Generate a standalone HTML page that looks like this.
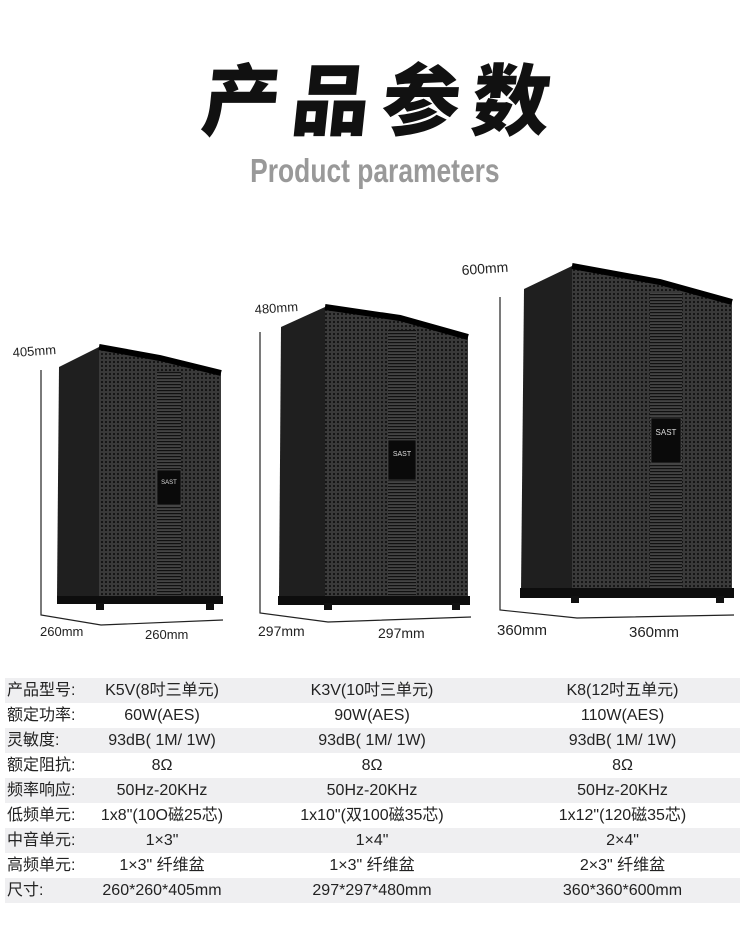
<!DOCTYPE html>
<html><head><meta charset="utf-8">
<style>
html,body{margin:0;padding:0;background:#fff;}
body{width:750px;height:944px;position:relative;overflow:hidden;font-family:"Liberation Sans","Noto Sans CJK SC",sans-serif;}
.title{position:absolute;left:8px;width:750px;top:46px;text-align:center;font-family:"Noto Sans CJK SC",sans-serif;font-weight:900;font-size:78px;line-height:100px;color:#111;letter-spacing:12px;transform:skewX(-6deg);}
.sub{position:absolute;left:0;width:750px;top:151px;text-align:center;font-weight:bold;font-size:33px;line-height:40px;color:#999;}
.sub span{display:inline-block;transform:scaleX(0.8);}
table{position:absolute;left:5px;top:678px;width:735px;border-collapse:collapse;font-family:"Liberation Sans","Noto Sans CJK SC",sans-serif;font-size:16px;color:#222;}
td{height:25px;line-height:25px;padding:0;white-space:nowrap;vertical-align:middle;overflow:hidden;}
td div{height:25px;line-height:25px;}
tr:nth-child(odd){background:#efeff1;}
td.l{width:88px;padding-left:2px;}
td.c1{width:134px;text-align:center;}
td.c2{width:286px;text-align:center;}
td.c3{text-align:center;padding-right:10px;}
</style></head><body>
<div class="title">产品参数</div>
<div class="sub"><span>Product parameters</span></div>

<svg width="750" height="944" style="position:absolute;left:0;top:0">
<defs>
<pattern id="dots" width="4" height="4" patternUnits="userSpaceOnUse">
<rect width="4" height="4" fill="#3a3a3a"/><circle cx="2" cy="2" r="1.1" fill="#111"/>
</pattern>
<pattern id="slots" width="3" height="3" patternUnits="userSpaceOnUse">
<rect width="3" height="3" fill="#444"/><rect y="0" width="3" height="1.2" fill="#111"/>
</pattern>
</defs>
<g stroke="#222" stroke-width="1.2" fill="none">
<polyline points="41,370 41,615 101,625 223,620"/>
<polyline points="260,332 260,613 328,622 471,617"/>
<polyline points="500,297 500,610 577,618 734,615"/>
</g>
<polygon points="59,367 99,347 99,600 57,597" fill="#1f1f1f"/>
<polygon points="99,347 160,358 221,373 221,598 99,600" fill="url(#dots)"/>
<polyline points="99,347 160,358 221,373" stroke="#000" stroke-width="6" fill="none"/>
<rect x="157" y="372" width="24" height="225" fill="url(#slots)"/>
<rect x="157" y="470" width="24" height="35" fill="#0a0a0a" stroke="#555" stroke-width="0.6"/>
<text x="169" y="484" font-size="6" fill="#ddd" text-anchor="middle" font-family="Liberation Sans">SAST</text>
<rect x="57" y="596" width="166" height="8" fill="#0d0d0d"/>
<rect x="96" y="603" width="8" height="7" fill="#111"/><rect x="206" y="603" width="8" height="7" fill="#111"/>
<polygon points="281,327 325,307 325,598 279,597" fill="#1f1f1f"/>
<polygon points="325,307 400,318 468,337 468,597 325,598" fill="url(#dots)"/>
<polyline points="325,307 400,318 468,337" stroke="#000" stroke-width="6" fill="none"/>
<rect x="388" y="330" width="28" height="268" fill="url(#slots)"/>
<rect x="388" y="440" width="28" height="40" fill="#0a0a0a" stroke="#555" stroke-width="0.6"/>
<text x="402" y="456" font-size="7" fill="#ddd" text-anchor="middle" font-family="Liberation Sans">SAST</text>
<rect x="278" y="596" width="192" height="9" fill="#0d0d0d"/>
<rect x="324" y="603" width="8" height="7" fill="#111"/><rect x="452" y="603" width="8" height="7" fill="#111"/>
<polygon points="524,289 572,266 572,592 521,591" fill="#1f1f1f"/>
<polygon points="572,266 660,282 732,302 732,591 572,592" fill="url(#dots)"/>
<polyline points="572,266 660,282 732,302" stroke="#000" stroke-width="6" fill="none"/>
<rect x="650" y="293" width="32" height="300" fill="url(#slots)"/>
<rect x="651" y="418" width="30" height="45" fill="#0a0a0a" stroke="#555" stroke-width="0.6"/>
<text x="666" y="435" font-size="8" fill="#ddd" text-anchor="middle" font-family="Liberation Sans">SAST</text>
<rect x="520" y="588" width="214" height="10" fill="#0d0d0d"/>
<rect x="571" y="596" width="8" height="7" fill="#111"/><rect x="716" y="596" width="8" height="7" fill="#111"/>
<g font-family="Liberation Sans" font-size="13" fill="#222">
<text x="13" y="357" transform="rotate(-4 13 357)">405mm</text>
<text x="40" y="636">260mm</text>
<text x="145" y="639">260mm</text>
<text x="255" y="314" transform="rotate(-4 255 314)">480mm</text>
<text x="258" y="636" font-size="14">297mm</text>
<text x="378" y="638" font-size="14">297mm</text>
<text x="462" y="275" transform="rotate(-4 462 275)" font-size="14">600mm</text>
<text x="497" y="635" font-size="15">360mm</text>
<text x="629" y="637" font-size="15">360mm</text>
</g>
</svg>

<table>
<tr><td class="l"><div>产品型号:</div></td><td class="c1"><div>K5V(8吋三单元)</div></td><td class="c2"><div>K3V(10吋三单元)</div></td><td class="c3"><div>K8(12吋五单元)</div></td></tr>
<tr><td class="l"><div>额定功率:</div></td><td class="c1"><div>60W(AES)</div></td><td class="c2"><div>90W(AES)</div></td><td class="c3"><div>110W(AES)</div></td></tr>
<tr><td class="l"><div>灵敏度:</div></td><td class="c1"><div>93dB( 1M/ 1W)</div></td><td class="c2"><div>93dB( 1M/ 1W)</div></td><td class="c3"><div>93dB( 1M/ 1W)</div></td></tr>
<tr><td class="l"><div>额定阻抗:</div></td><td class="c1"><div>8Ω</div></td><td class="c2"><div>8Ω</div></td><td class="c3"><div>8Ω</div></td></tr>
<tr><td class="l"><div>频率响应:</div></td><td class="c1"><div>50Hz-20KHz</div></td><td class="c2"><div>50Hz-20KHz</div></td><td class="c3"><div>50Hz-20KHz</div></td></tr>
<tr><td class="l"><div>低频单元:</div></td><td class="c1"><div>1x8"(10O磁25芯)</div></td><td class="c2"><div>1x10"(双100磁35芯)</div></td><td class="c3"><div>1x12"(120磁35芯)</div></td></tr>
<tr><td class="l"><div>中音单元:</div></td><td class="c1"><div>1×3"</div></td><td class="c2"><div>1×4"</div></td><td class="c3"><div>2×4"</div></td></tr>
<tr><td class="l"><div>高频单元:</div></td><td class="c1"><div>1×3" 纤维盆</div></td><td class="c2"><div>1×3" 纤维盆</div></td><td class="c3"><div>2×3" 纤维盆</div></td></tr>
<tr><td class="l"><div>尺寸:</div></td><td class="c1"><div>260*260*405mm</div></td><td class="c2"><div>297*297*480mm</div></td><td class="c3"><div>360*360*600mm</div></td></tr>
</table>
</body></html>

__Stated task__. Without the pictures, write out all of the material exactly.

__Answer to this task__.
Generate a standalone HTML page that looks like this.
<!DOCTYPE html>
<html><head><meta charset="utf-8">
<style>
html,body{margin:0;padding:0;background:#fff;}
body{width:750px;height:944px;position:relative;overflow:hidden;font-family:"Liberation Sans","Noto Sans CJK SC",sans-serif;}
.title{position:absolute;left:8px;width:750px;top:46px;text-align:center;font-family:"Noto Sans CJK SC",sans-serif;font-weight:900;font-size:78px;line-height:100px;color:#111;letter-spacing:12px;transform:skewX(-6deg);}
.sub{position:absolute;left:0;width:750px;top:151px;text-align:center;font-weight:bold;font-size:33px;line-height:40px;color:#999;}
.sub span{display:inline-block;transform:scaleX(0.8);}
table{position:absolute;left:5px;top:678px;width:735px;border-collapse:collapse;font-family:"Liberation Sans","Noto Sans CJK SC",sans-serif;font-size:16px;color:#222;}
td{height:25px;line-height:25px;padding:0;white-space:nowrap;vertical-align:middle;overflow:hidden;}
td div{height:25px;line-height:25px;}
tr:nth-child(odd){background:#efeff1;}
td.l{width:88px;padding-left:2px;}
td.c1{width:134px;text-align:center;}
td.c2{width:286px;text-align:center;}
td.c3{text-align:center;padding-right:10px;}
</style></head><body>
<div class="title">产品参数</div>
<div class="sub"><span>Product parameters</span></div>

<svg width="750" height="944" style="position:absolute;left:0;top:0">
<defs>
<pattern id="dots" width="4" height="4" patternUnits="userSpaceOnUse">
<rect width="4" height="4" fill="#3a3a3a"/><circle cx="2" cy="2" r="1.1" fill="#111"/>
</pattern>
<pattern id="slots" width="3" height="3" patternUnits="userSpaceOnUse">
<rect width="3" height="3" fill="#444"/><rect y="0" width="3" height="1.2" fill="#111"/>
</pattern>
</defs>
<g stroke="#222" stroke-width="1.2" fill="none">
<polyline points="41,370 41,615 101,625 223,620"/>
<polyline points="260,332 260,613 328,622 471,617"/>
<polyline points="500,297 500,610 577,618 734,615"/>
</g>
<polygon points="59,367 99,347 99,600 57,597" fill="#1f1f1f"/>
<polygon points="99,347 160,358 221,373 221,598 99,600" fill="url(#dots)"/>
<polyline points="99,347 160,358 221,373" stroke="#000" stroke-width="6" fill="none"/>
<rect x="157" y="372" width="24" height="225" fill="url(#slots)"/>
<rect x="157" y="470" width="24" height="35" fill="#0a0a0a" stroke="#555" stroke-width="0.6"/>
<text x="169" y="484" font-size="6" fill="#ddd" text-anchor="middle" font-family="Liberation Sans">SAST</text>
<rect x="57" y="596" width="166" height="8" fill="#0d0d0d"/>
<rect x="96" y="603" width="8" height="7" fill="#111"/><rect x="206" y="603" width="8" height="7" fill="#111"/>
<polygon points="281,327 325,307 325,598 279,597" fill="#1f1f1f"/>
<polygon points="325,307 400,318 468,337 468,597 325,598" fill="url(#dots)"/>
<polyline points="325,307 400,318 468,337" stroke="#000" stroke-width="6" fill="none"/>
<rect x="388" y="330" width="28" height="268" fill="url(#slots)"/>
<rect x="388" y="440" width="28" height="40" fill="#0a0a0a" stroke="#555" stroke-width="0.6"/>
<text x="402" y="456" font-size="7" fill="#ddd" text-anchor="middle" font-family="Liberation Sans">SAST</text>
<rect x="278" y="596" width="192" height="9" fill="#0d0d0d"/>
<rect x="324" y="603" width="8" height="7" fill="#111"/><rect x="452" y="603" width="8" height="7" fill="#111"/>
<polygon points="524,289 572,266 572,592 521,591" fill="#1f1f1f"/>
<polygon points="572,266 660,282 732,302 732,591 572,592" fill="url(#dots)"/>
<polyline points="572,266 660,282 732,302" stroke="#000" stroke-width="6" fill="none"/>
<rect x="650" y="293" width="32" height="300" fill="url(#slots)"/>
<rect x="651" y="418" width="30" height="45" fill="#0a0a0a" stroke="#555" stroke-width="0.6"/>
<text x="666" y="435" font-size="8" fill="#ddd" text-anchor="middle" font-family="Liberation Sans">SAST</text>
<rect x="520" y="588" width="214" height="10" fill="#0d0d0d"/>
<rect x="571" y="596" width="8" height="7" fill="#111"/><rect x="716" y="596" width="8" height="7" fill="#111"/>
<g font-family="Liberation Sans" font-size="13" fill="#222">
<text x="13" y="357" transform="rotate(-4 13 357)">405mm</text>
<text x="40" y="636">260mm</text>
<text x="145" y="639">260mm</text>
<text x="255" y="314" transform="rotate(-4 255 314)">480mm</text>
<text x="258" y="636" font-size="14">297mm</text>
<text x="378" y="638" font-size="14">297mm</text>
<text x="462" y="275" transform="rotate(-4 462 275)" font-size="14">600mm</text>
<text x="497" y="635" font-size="15">360mm</text>
<text x="629" y="637" font-size="15">360mm</text>
</g>
</svg>

<table>
<tr><td class="l"><div>产品型号:</div></td><td class="c1"><div>K5V(8吋三单元)</div></td><td class="c2"><div>K3V(10吋三单元)</div></td><td class="c3"><div>K8(12吋五单元)</div></td></tr>
<tr><td class="l"><div>额定功率:</div></td><td class="c1"><div>60W(AES)</div></td><td class="c2"><div>90W(AES)</div></td><td class="c3"><div>110W(AES)</div></td></tr>
<tr><td class="l"><div>灵敏度:</div></td><td class="c1"><div>93dB( 1M/ 1W)</div></td><td class="c2"><div>93dB( 1M/ 1W)</div></td><td class="c3"><div>93dB( 1M/ 1W)</div></td></tr>
<tr><td class="l"><div>额定阻抗:</div></td><td class="c1"><div>8Ω</div></td><td class="c2"><div>8Ω</div></td><td class="c3"><div>8Ω</div></td></tr>
<tr><td class="l"><div>频率响应:</div></td><td class="c1"><div>50Hz-20KHz</div></td><td class="c2"><div>50Hz-20KHz</div></td><td class="c3"><div>50Hz-20KHz</div></td></tr>
<tr><td class="l"><div>低频单元:</div></td><td class="c1"><div>1x8"(10O磁25芯)</div></td><td class="c2"><div>1x10"(双100磁35芯)</div></td><td class="c3"><div>1x12"(120磁35芯)</div></td></tr>
<tr><td class="l"><div>中音单元:</div></td><td class="c1"><div>1×3"</div></td><td class="c2"><div>1×4"</div></td><td class="c3"><div>2×4"</div></td></tr>
<tr><td class="l"><div>高频单元:</div></td><td class="c1"><div>1×3" 纤维盆</div></td><td class="c2"><div>1×3" 纤维盆</div></td><td class="c3"><div>2×3" 纤维盆</div></td></tr>
<tr><td class="l"><div>尺寸:</div></td><td class="c1"><div>260*260*405mm</div></td><td class="c2"><div>297*297*480mm</div></td><td class="c3"><div>360*360*600mm</div></td></tr>
</table>
</body></html>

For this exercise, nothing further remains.